Lessons from Space Shuttle Disasters for Avoiding IT Project Disasters

Monthly SeaSPIN Meeting

September 3

Free and Open to the Software Engineering & IT Community

Vertafore, 11724 Northeast 195th Street; Bothell, WA 98011

Food & networking from 5:45 to 6:15 (pizza, salad, soda )
Announcements from 6:15 to 6:30
Presentation from 6:30 to 7:45
Q & A from 7:45 to 8:15
Doors close at 8:30


Lessons from Space Shuttle Disasters for Avoiding IT Project Disasters 
by John Helm

Projects die a death of 10,000 bad decisions. The result? Junk bonds continue to sport a better risk adjusted return on investment. Using examples from Behavioral Economics, Decision Science and disasters such as the loss of the space shuttles, the role of poor decision making in project failures is explored. The results suggest that until decision pathologies are addressed directly, poor project performance will persist. Indeed, the poor decision to refrain from using Agile approaches when they are appropriate is all too familiar. Unbiased decision making and critical thinking can be improved by using tools and through practice. Using examples from Scrum and Agile Product Ownership several tools and techniques to help people make better decisions are presented.

 

Speaker Bio

John Helm is a technology executive whose career spans academia, onprofits, financial services, and technology companies.  He currently does technology management consulting to support his research into improving the financial performance of technology systems.

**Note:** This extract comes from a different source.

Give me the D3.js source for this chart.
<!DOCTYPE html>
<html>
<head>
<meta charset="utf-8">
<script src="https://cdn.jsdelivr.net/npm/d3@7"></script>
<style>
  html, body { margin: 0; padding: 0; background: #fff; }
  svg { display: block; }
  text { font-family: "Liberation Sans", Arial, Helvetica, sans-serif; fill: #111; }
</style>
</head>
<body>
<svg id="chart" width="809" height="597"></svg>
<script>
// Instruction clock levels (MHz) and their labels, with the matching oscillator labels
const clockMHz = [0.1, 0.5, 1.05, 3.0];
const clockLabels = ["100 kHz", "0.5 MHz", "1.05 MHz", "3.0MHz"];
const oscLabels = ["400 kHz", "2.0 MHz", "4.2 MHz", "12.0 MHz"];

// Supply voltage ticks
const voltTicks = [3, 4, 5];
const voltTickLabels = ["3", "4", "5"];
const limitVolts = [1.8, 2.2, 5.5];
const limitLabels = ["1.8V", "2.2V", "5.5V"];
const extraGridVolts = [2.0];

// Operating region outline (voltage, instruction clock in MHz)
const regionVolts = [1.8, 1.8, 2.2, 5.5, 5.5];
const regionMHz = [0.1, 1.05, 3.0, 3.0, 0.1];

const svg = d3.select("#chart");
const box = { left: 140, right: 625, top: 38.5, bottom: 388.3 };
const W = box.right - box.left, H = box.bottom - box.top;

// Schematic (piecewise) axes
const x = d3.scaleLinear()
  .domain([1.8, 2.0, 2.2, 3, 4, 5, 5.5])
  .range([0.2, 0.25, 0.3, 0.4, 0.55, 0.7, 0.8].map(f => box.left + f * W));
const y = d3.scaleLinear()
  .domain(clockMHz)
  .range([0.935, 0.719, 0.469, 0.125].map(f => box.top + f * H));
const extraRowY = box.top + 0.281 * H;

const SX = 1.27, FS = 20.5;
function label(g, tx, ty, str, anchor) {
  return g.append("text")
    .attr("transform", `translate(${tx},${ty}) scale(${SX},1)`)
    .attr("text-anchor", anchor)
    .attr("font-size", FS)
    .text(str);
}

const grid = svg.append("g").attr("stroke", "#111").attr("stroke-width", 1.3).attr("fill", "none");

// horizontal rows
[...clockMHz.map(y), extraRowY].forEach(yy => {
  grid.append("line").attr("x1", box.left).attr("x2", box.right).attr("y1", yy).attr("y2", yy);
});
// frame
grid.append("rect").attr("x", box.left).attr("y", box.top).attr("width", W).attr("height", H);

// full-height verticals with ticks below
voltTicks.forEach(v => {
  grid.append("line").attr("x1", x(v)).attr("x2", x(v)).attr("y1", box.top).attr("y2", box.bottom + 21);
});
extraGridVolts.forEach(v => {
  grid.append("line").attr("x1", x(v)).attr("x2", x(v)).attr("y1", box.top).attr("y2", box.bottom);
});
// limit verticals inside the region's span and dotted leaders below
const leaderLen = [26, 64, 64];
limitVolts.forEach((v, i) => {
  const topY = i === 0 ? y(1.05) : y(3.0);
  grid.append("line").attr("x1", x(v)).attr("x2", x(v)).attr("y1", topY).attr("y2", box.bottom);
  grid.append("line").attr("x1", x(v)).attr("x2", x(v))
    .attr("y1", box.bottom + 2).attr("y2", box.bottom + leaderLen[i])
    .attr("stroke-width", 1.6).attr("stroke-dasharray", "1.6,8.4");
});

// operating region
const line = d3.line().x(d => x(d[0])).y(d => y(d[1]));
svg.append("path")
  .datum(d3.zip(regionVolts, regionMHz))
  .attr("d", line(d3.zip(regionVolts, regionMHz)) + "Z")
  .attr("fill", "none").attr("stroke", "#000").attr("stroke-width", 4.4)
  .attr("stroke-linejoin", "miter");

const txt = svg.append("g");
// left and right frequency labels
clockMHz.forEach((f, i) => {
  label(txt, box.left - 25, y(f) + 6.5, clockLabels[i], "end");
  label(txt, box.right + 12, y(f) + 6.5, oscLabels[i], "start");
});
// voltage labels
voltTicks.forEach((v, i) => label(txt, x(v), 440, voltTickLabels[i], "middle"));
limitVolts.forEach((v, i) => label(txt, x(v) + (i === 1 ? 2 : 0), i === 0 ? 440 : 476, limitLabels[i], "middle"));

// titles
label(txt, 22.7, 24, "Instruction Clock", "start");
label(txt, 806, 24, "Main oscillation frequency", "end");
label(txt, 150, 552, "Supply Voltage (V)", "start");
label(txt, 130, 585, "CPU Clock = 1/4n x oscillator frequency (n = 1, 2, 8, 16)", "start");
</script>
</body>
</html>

Previously John has been the VP of Engineering and CTO of Imprev.com, CTO of Drugstore.com; founding President and COO of Umaxon, LLC; and, Head of Architecture, COO of Global Messaging and Collaboration Services and Chief Information Architect at Merrill Lynch. Additionally, John has held key technology management positions at Deutsche Bank and Morgan Stanley, served as the Director of Computer Services for the American Health foundation, and a survivor of three startups.  Prior to Wall St. John was a professor of Applied Physics at Columbia University.